WHAT YOU ARE ASKED TO DO: Everything from the first line down to the line containing "-- (269,1575) ;" is to be retyped exactly, both ends included, with pictures left out.

SOURCE MATERIAL:
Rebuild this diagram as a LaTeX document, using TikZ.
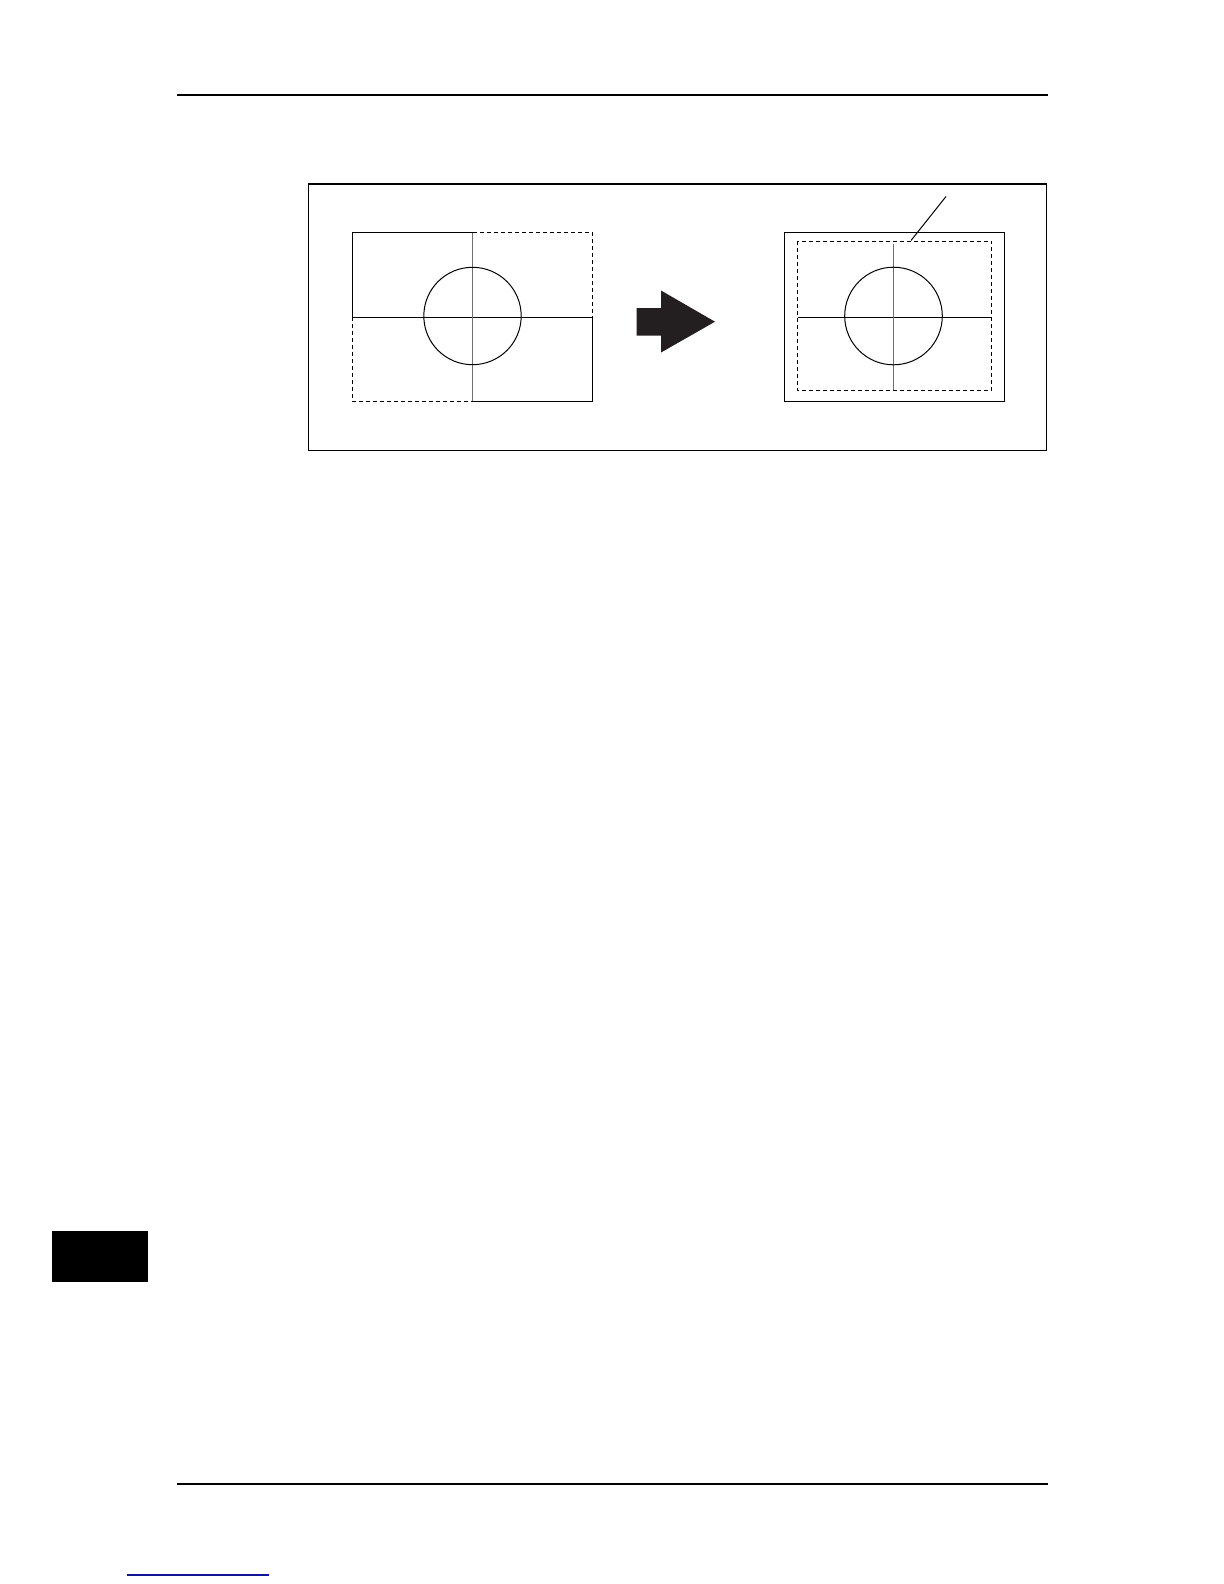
\documentclass[tikz,border=0pt]{standalone}
\usepackage{tikz}

\tikzset{every picture/.style={line width=0.5pt}}
\tikzset{
  dashbox/.style={dash pattern=on 2pt off 1.5pt, line width=0.5pt},
  crossline/.style={color={rgb, 255:red, 110; green, 110; blue, 110 }, line width=0.55pt},
  pagerule/.style={line width=0.7pt}
}

\begin{document}
\begin{tikzpicture}[x=0.5pt,y=0.5pt,yscale=-1,xscale=1]
\path[use as bounding box] (0,0) rectangle (1224,1584); %page size 1224 x 1584

% page rules and tab
\draw [pagerule] (177,95) -- (1048,95) ;
\draw [pagerule] (177,1484) -- (1048,1484) ;
\fill [black] (52,1231) rectangle (148,1282) ;
\draw [color={rgb, 255:red, 20; green, 20; blue, 150 } ,line width=0.6pt] (127,1575) -- (269,1575) ;

% frame
\draw (308,183.5) rectangle (1046,450) ;
\draw [line width=1pt] (308,183.5) -- (1046,183.5) ;

% left: original image
\draw [dashbox] (352.5,232.5) rectangle (592.5,401) ;
\draw (352.5,232.5) rectangle (472.5,317) ;
\draw (472.5,317) rectangle (592.5,401) ;
\draw (352.5,317) -- (592.5,317) ;
\draw [crossline] (472.5,232.5) -- (472.5,401) ;
\draw (472.5,316) circle [x radius= 48.7, y radius= 48.7] ;

% arrow
\fill [color={rgb, 255:red, 35; green, 31; blue, 32 }] (636.5,308) -- (661,308) -- (661,290.5) -- (715,321.7) -- (661,352.5) -- (661,335.5) -- (636.5,335.5) -- cycle ;

% right: result
\draw (784.5,232.5) rectangle (1004,401) ;
\draw [dashbox] (797.5,241) rectangle (991.5,390.5) ;
\draw (797.5,317) -- (991.5,317) ;
\draw [crossline] (893.5,244) -- (893.5,390) ;
\draw (893.5,316) circle [x radius= 48.8, y radius= 48.8] ;

% leader
\coordinate (edge) at (911,240.5) ;
\coordinate (leadend) at (946,196.5) ;
\draw (edge) -- (leadend) ;

\end{tikzpicture}
\end{document}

RESPONSE:
Rebuild this diagram as a LaTeX document, using TikZ.
\documentclass[tikz,border=0pt]{standalone}
\usepackage{tikz}

\tikzset{every picture/.style={line width=0.5pt}}
\tikzset{
  dashbox/.style={dash pattern=on 2pt off 1.5pt, line width=0.5pt},
  crossline/.style={color={rgb, 255:red, 110; green, 110; blue, 110 }, line width=0.55pt},
  pagerule/.style={line width=0.7pt}
}

\begin{document}
\begin{tikzpicture}[x=0.5pt,y=0.5pt,yscale=-1,xscale=1]
\path[use as bounding box] (0,0) rectangle (1224,1584); %page size 1224 x 1584

% page rules and tab
\draw [pagerule] (177,95) -- (1048,95) ;
\draw [pagerule] (177,1484) -- (1048,1484) ;
\fill [black] (52,1231) rectangle (148,1282) ;
\draw [color={rgb, 255:red, 20; green, 20; blue, 150 } ,line width=0.6pt] (127,1575) -- (269,1575) ;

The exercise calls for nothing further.